- _REQUIRED WORK_
Omit all images. Transcribe the rest of the material below exactly.

- _INFORMATION SUPPLIED_
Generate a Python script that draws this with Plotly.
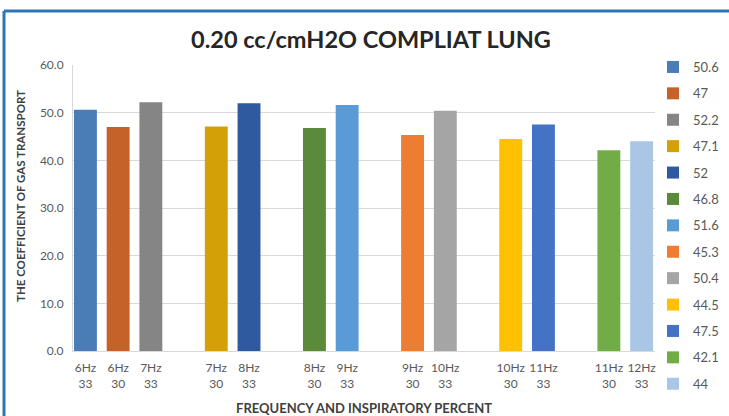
import plotly.graph_objects as go

# Frequency / inspiratory-percent settings, with blank spacer slots between groups
categories = [
    "6Hz<br>33", "6Hz<br>30", "7Hz<br>33", " ",
    "7Hz<br>30", "8Hz<br>33", "  ",
    "8Hz<br>30", "9Hz<br>33", "   ",
    "9Hz<br>30", "10Hz<br>33", "    ",
    "10Hz<br>30", "11Hz<br>33", "     ",
    "11Hz<br>30", "12Hz<br>33",
]
bar_categories = [
    "6Hz<br>33", "6Hz<br>30", "7Hz<br>33", "7Hz<br>30", "8Hz<br>33",
    "8Hz<br>30", "9Hz<br>33", "9Hz<br>30", "10Hz<br>33", "10Hz<br>30",
    "11Hz<br>33", "11Hz<br>30", "12Hz<br>33",
]
values = [50.6, 47, 52.2, 47.1, 52, 46.8, 51.6, 45.3, 50.4, 44.5, 47.5, 42.1, 44]
colors = [
    "#4A7CB6", "#C5622A", "#858585", "#D3A005", "#2F5A9F", "#5A8A3A",
    "#5B9BD5", "#ED7D31", "#A5A5A5", "#FFC000", "#4472C4", "#70AD47", "#A9C6E6",
]

FONT = "Lato, Open Sans, sans-serif"

fig = go.Figure()
for i, (cat, val, col) in enumerate(zip(bar_categories, values, colors)):
    fig.add_trace(go.Bar(
        x=[cat], y=[val], name=f"{val:g}",
        marker=dict(color=col, line=dict(width=0)),
        width=0.7, legendgroup=f"g{i}",
    ))

W, H = 729, 416
L, R, T, B = 73, 74, 65, 65
pw, ph = W - L - R, H - T - B

def px_x(px):
    return (px - L) / pw

def px_y(py):
    return (H - B - py) / ph

fig.update_layout(
    width=W, height=H,
    margin=dict(l=L, r=R, t=T, b=B, autoexpand=False),
    barmode="overlay",
    paper_bgcolor="white", plot_bgcolor="white",
    font=dict(family=FONT, color="#595959"),
    title=dict(
        text="0.20 cc/cmH2O COMPLIAT LUNG",
        x=371 / W, xref="container", xanchor="center",
        y=1 - 40 / H, yref="container", yanchor="middle",
        font=dict(size=23.5, color="#262626", family=FONT, weight="bold"),
    ),
    xaxis=dict(
        type="category", categoryorder="array", categoryarray=categories,
        range=[-0.38, 17.41], automargin=False,
        showgrid=False, showline=True, linecolor="#D9D9D9", linewidth=1,
        ticks="", ticklabelstandoff=6,
        tickfont=dict(size=12, color="#595959"),
        title=dict(text="FREQUENCY AND INSPIRATORY PERCENT",
                   font=dict(size=13, color="#404040", weight="bold"),
                   standoff=13),
    ),
    yaxis=dict(
        range=[0, 60], tickvals=[0, 10, 20, 30, 40, 50, 60],
        tickformat=".1f", automargin=False,
        showgrid=True, gridcolor="#D9D9D9", gridwidth=1,
        showline=True, linecolor="#D9D9D9", linewidth=1,
        zeroline=False, ticks="", ticklabelstandoff=6,
        tickfont=dict(size=12, color="#595959"),
    ),
    legend=dict(
        xref="container", yref="container",
        x=653 / W, xanchor="left", y=1 - 52 / H, yanchor="top",
        font=dict(size=13, color="#595959"),
        tracegroupgap=6.5, itemwidth=30, maxheight=400,
        bgcolor="rgba(0,0,0,0)",
    ),
    showlegend=True,
)

# Vertical y-axis title
fig.add_annotation(
    text="THE COEFFICIENT OF GAS TRANSPORT",
    xref="paper", yref="paper", x=px_x(20), y=px_y(196),
    xanchor="center", yanchor="middle", textangle=-90, showarrow=False,
    font=dict(size=11.5, color="#404040", family=FONT, weight="bold"),
)

# Blue chart frame: top and left edges
frame = dict(color="#2E75B6", width=3)
fig.add_shape(type="line", xref="paper", yref="paper",
              x0=px_x(4), x1=px_x(W), y0=px_y(11), y1=px_y(11), line=frame)
fig.add_shape(type="line", xref="paper", yref="paper",
              x0=px_x(4), x1=px_x(4), y0=px_y(11), y1=px_y(H), line=frame)

fig.write_html("out.html")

- _EXPECTED OUTPUT_
Generate a Python script that draws this with Plotly.
import plotly.graph_objects as go

# Frequency / inspiratory-percent settings, with blank spacer slots between groups
categories = [
    "6Hz<br>33", "6Hz<br>30", "7Hz<br>33", " ",
    "7Hz<br>30", "8Hz<br>33", "  ",
    "8Hz<br>30", "9Hz<br>33", "   ",
    "9Hz<br>30", "10Hz<br>33", "    ",
    "10Hz<br>30", "11Hz<br>33", "     ",
    "11Hz<br>30", "12Hz<br>33",
]
bar_categories = [
    "6Hz<br>33", "6Hz<br>30", "7Hz<br>33", "7Hz<br>30", "8Hz<br>33",
    "8Hz<br>30", "9Hz<br>33", "9Hz<br>30", "10Hz<br>33", "10Hz<br>30",
    "11Hz<br>33", "11Hz<br>30", "12Hz<br>33",
]
values = [50.6, 47, 52.2, 47.1, 52, 46.8, 51.6, 45.3, 50.4, 44.5, 47.5, 42.1, 44]
colors = [
    "#4A7CB6", "#C5622A", "#858585", "#D3A005", "#2F5A9F", "#5A8A3A",
    "#5B9BD5", "#ED7D31", "#A5A5A5", "#FFC000", "#4472C4", "#70AD47", "#A9C6E6",
]

FONT = "Lato, Open Sans, sans-serif"

fig = go.Figure()
for i, (cat, val, col) in enumerate(zip(bar_categories, values, colors)):
    fig.add_trace(go.Bar(
        x=[cat], y=[val], name=f"{val:g}",
        marker=dict(color=col, line=dict(width=0)),
        width=0.7, legendgroup=f"g{i}",
    ))

W, H = 729, 416
L, R, T, B = 73, 74, 65, 65
pw, ph = W - L - R, H - T - B

def px_x(px):
    return (px - L) / pw

def px_y(py):
    return (H - B - py) / ph

fig.update_layout(
    width=W, height=H,
    margin=dict(l=L, r=R, t=T, b=B, autoexpand=False),
    barmode="overlay",
    paper_bgcolor="white", plot_bgcolor="white",
    font=dict(family=FONT, color="#595959"),
    title=dict(
        text="0.20 cc/cmH2O COMPLIAT LUNG",
        x=371 / W, xref="container", xanchor="center",
        y=1 - 40 / H, yref="container", yanchor="middle",
        font=dict(size=23.5, color="#262626", family=FONT, weight="bold"),
    ),
    xaxis=dict(
        type="category", categoryorder="array", categoryarray=categories,
        range=[-0.38, 17.41], automargin=False,
        showgrid=False, showline=True, linecolor="#D9D9D9", linewidth=1,
        ticks="", ticklabelstandoff=6,
        tickfont=dict(size=12, color="#595959"),
        title=dict(text="FREQUENCY AND INSPIRATORY PERCENT",
                   font=dict(size=13, color="#404040", weight="bold"),
                   standoff=13),
    ),
    yaxis=dict(
        range=[0, 60], tickvals=[0, 10, 20, 30, 40, 50, 60],
        tickformat=".1f", automargin=False,
        showgrid=True, gridcolor="#D9D9D9", gridwidth=1,
        showline=True, linecolor="#D9D9D9", linewidth=1,
        zeroline=False, ticks="", ticklabelstandoff=6,
        tickfont=dict(size=12, color="#595959"),
    ),
    legend=dict(
        xref="container", yref="container",
        x=653 / W, xanchor="left", y=1 - 52 / H, yanchor="top",
        font=dict(size=13, color="#595959"),
        tracegroupgap=6.5, itemwidth=30, maxheight=400,
        bgcolor="rgba(0,0,0,0)",
    ),
    showlegend=True,
)

# Vertical y-axis title
fig.add_annotation(
    text="THE COEFFICIENT OF GAS TRANSPORT",
    xref="paper", yref="paper", x=px_x(20), y=px_y(196),
    xanchor="center", yanchor="middle", textangle=-90, showarrow=False,
    font=dict(size=11.5, color="#404040", family=FONT, weight="bold"),
)

# Blue chart frame: top and left edges
frame = dict(color="#2E75B6", width=3)
fig.add_shape(type="line", xref="paper", yref="paper",
              x0=px_x(4), x1=px_x(W), y0=px_y(11), y1=px_y(11), line=frame)
fig.add_shape(type="line", xref="paper", yref="paper",
              x0=px_x(4), x1=px_x(4), y0=px_y(11), y1=px_y(H), line=frame)

fig.write_html("out.html")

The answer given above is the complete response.